L’administration fiscale, l’Etat et le pays tout entier tireront aussi profit dans ce partenariat. D’abord, par la réduction du volume de travail liée elle-même à la diminution du nombre des contrôles à effectuer sur les déclarations fiscales déposées. Les contrôleurs du fisc se passeront désormais de tous les contrôles de cohérences, de matérialité et de recoupement de l’information qui sont généralement effectués en interne après la réception d’une déclaration fiscale. Etant libérés d’une charge importante de travail ces agents publics chargés de la gestion de l’impôt orienteront leurs travaux vers d’autres pans de leur métier, notamment le suivi efficace et régulier des contribuables, le recouvrement de l’impôt auprès des contribuables, le renforcement des contrôles fiscaux sur place et sur pièces et bien d’autres tâches qui entrent dans leur métier et pour lesquelles ils manquaient jusque-là d’efficacité sur le terrain. Ensuite, le visa fiscal viendra augmenter considérablement le niveau des recettes fiscales du pays. En effet, sans euphorie aucune, nous pensons que techniquement et objectivement, l’avènement du visa fiscal permettra de booster les recettes fiscales dans le budget de l’Etat.
Même si aujourd’hui ces recettes sont en constantes augmentations, passant de 1 373 milliards en 2022 à 1 532 milliards en 2023, nous pensons que selon nos études, ces recettes pourraient augmenter à près de 40%, pour se situer à 2 144 milliards en 2024, et à près de 3 000 milliards en 2025. Toutefois, pour y parvenir, l’Etat doit prendre des mesures coercitives et punitives (sans pourtant tuer la poule aux œufs d’or) à l’encontre des contribuables réfractaires et faisant preuve d’incivisme fiscal. La mise en place du visa fiscal doit permettre à l’Etat d’atteindre sans conteste des niveaux de recettes fiscales jamais égalés dans le pays ! Enfin, l’administration fiscale gagnerait aussi davantage non seulement en notoriété mais également en respectabilité auprès des contribuables véreux et inciviques, habitués aux passes droits et devenus champions dans la fraude fiscale. En conclusion, nous interpellons vivement les pouvoirs publics sur la nécessité d’instaurer un visa fiscal au Gabon.

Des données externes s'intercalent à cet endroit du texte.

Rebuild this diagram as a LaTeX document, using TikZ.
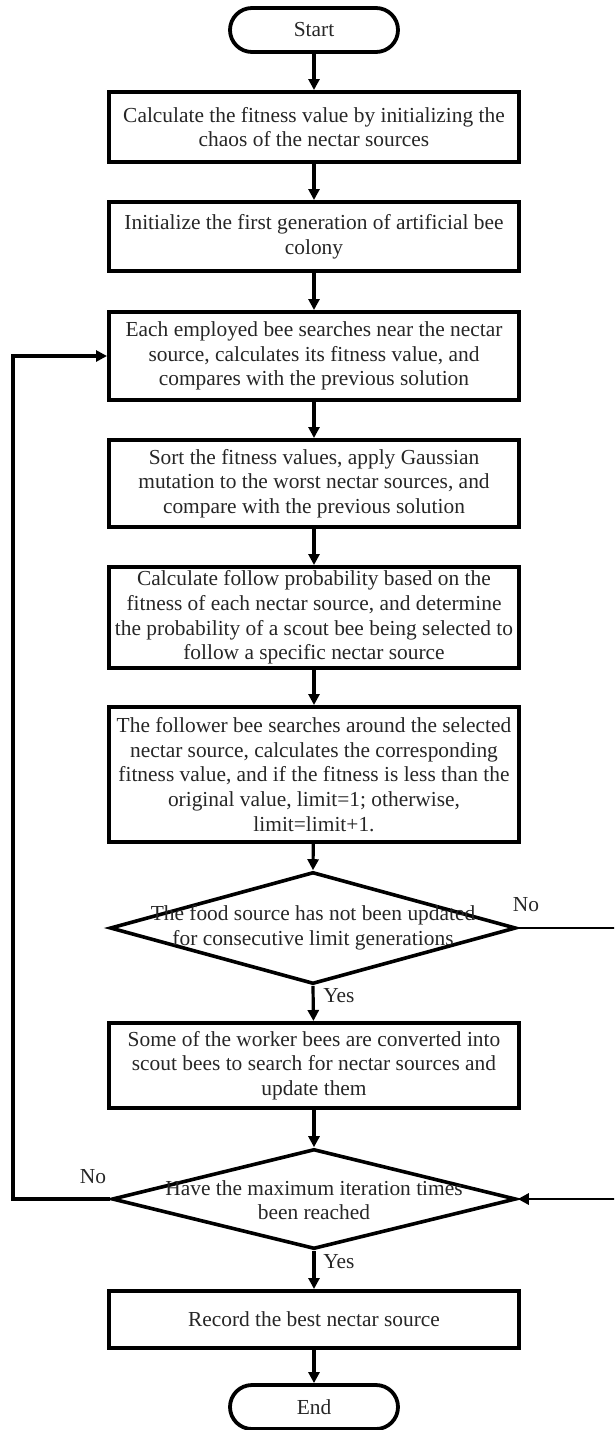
\documentclass[tikz,border=0pt]{standalone}
\usepackage{fontspec}
\setmainfont{Liberation Serif}
\usetikzlibrary{shapes.geometric,arrows.meta}
\begin{document}
\begin{tikzpicture}[x=1pt,y=-1pt,
  every node/.append style={font=\fontsize{21.4}{24.6}\selectfont, text=black!85},
  procbox/.style={draw=black, line width=4pt, minimum width=410pt, align=center, inner sep=0pt},
  term/.style={draw=black, line width=3.8pt, rounded corners=22pt, minimum width=168pt, minimum height=44pt, inner sep=0pt},
  decision/.style={draw=black, diamond, line width=3.6pt, inner sep=0pt},
  flow/.style={draw=black, line width=3.2pt, -{Triangle[length=11pt,width=11pt]}},
  thinflow/.style={draw=black, line width=2.8pt, -{Triangle[length=11pt,width=11pt]}},
  lbl/.style={inner sep=0pt}
  ]
\useasboundingbox (0,0) rectangle (614,1430);
\clip (0,0) rectangle (614,1430);

% terminals and process steps
\node[term] (start) at (314,30) {Start};
\node[procbox, minimum height=70pt] (b1) at (314,127)
  {Calculate the fitness value by initializing the\\chaos of the nectar sources};
\node[procbox, minimum height=69pt] (b2) at (314,236.5)
  {Initialize the first generation of artificial bee\\colony};
\node[procbox, minimum height=88pt] (b3) at (314,356)
  {Each employed bee searches near the nectar\\source, calculates its fitness value, and\\compares with the previous solution};
\node[procbox, minimum height=87pt] (b4) at (314,483.5)
  {Sort the fitness values, apply Gaussian\\mutation to the worst nectar sources, and\\compare with the previous solution};
\node[procbox, minimum height=101pt] (b5) at (314,617.5)
  {Calculate follow probability based on the\\fitness of each nectar source, and determine\\the probability of a scout bee being selected to\\follow a specific nectar source};
\node[procbox, minimum height=135pt] (b6) at (314,774.5)
  {The follower bee searches around the selected\\nectar source, calculates the corresponding\\fitness value, and if the fitness is less than the\\original value, limit=1; otherwise,\\limit=limit+1.};

% first decision
\node[decision, minimum width=406pt, minimum height=112pt] (d1) at (313,928) {};
\node[align=center, inner sep=0pt] (d1t) at (313,928)
  {The food source has not been updated\\for consecutive limit generations};

\node[procbox, minimum height=85pt] (b7) at (314,1065.5)
  {Some of the worker bees are converted into\\scout bees to search for nectar sources and\\update them};

% second decision
\node[decision, minimum width=404pt, minimum height=100pt] (d2) at (314,1199) {};
\node[align=center, inner sep=0pt] (d2t) at (314,1200)
  {Have the maximum iteration times\\been reached};

\node[procbox, minimum height=57pt] (b8) at (314,1319.5) {Record the best nectar source};
\node[term] (end) at (314,1407) {End};

% main flow
\draw[flow] (start) -- (b1);
\draw[flow] (b1) -- (b2);
\draw[flow] (b2) -- (b3);
\draw[flow] (b3) -- (b4);
\draw[flow] (b4) -- (b5);
\draw[flow] (b5) -- (b6);
\draw[flow] (b6) -- (d1.north);
\draw[flow] (d1.south) -- (b7);
\draw[flow] (b7) -- (d2.north);
\draw[flow] (d2.south) -- (b8);
\draw[flow] (b8) -- (end);

% loops
\coordinate (loopL) at (13,1199);
\coordinate (loopR) at (640,928);
\draw[flow] (d2.west) -- (loopL) |- (b3.west);
\draw[thinflow] (d1.east) -- (loopR) |- (d2.east);

% branch labels
\node[lbl] (no1) at (526,905) {No};
\node[lbl] (yes1) at (339,996) {Yes};
\node[lbl] (no2) at (93,1177) {No};
\node[lbl] (yes2) at (339,1262) {Yes};
\end{tikzpicture}
\end{document}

C’est un projet d’envergure et porteur d’espoirs pour l’économie nationale. Il permettra aux experts comptables en nombre suffisant aujourd’hui, de contrôler, corriger puis valider les déclarations statistiques et fiscales des entreprises avant leur dépôt dans les différents centres d’impôts, ce qui améliorera davantage la qualité des bilans des entreprises produits au Gabon (fiabilisation), au grand bonheur des banques commerciales, du Fonds Monétaire International (FMI) et de la Banque Mondiale. Il permettra également de créer des emplois en nombre important aux jeunes diplômés dans les cabinets d’expertise comptable et surtout, il permettra d’accroitre considérablement et suffisamment les recettes fiscales de l’Etat.
Georges Alain BOULINGUI YEMBI
Expert-comptable Mémorialiste, Manager au Cabinet FIGA Conseil AEC, Enseignant à l’Institut National des Sciences de Gestion.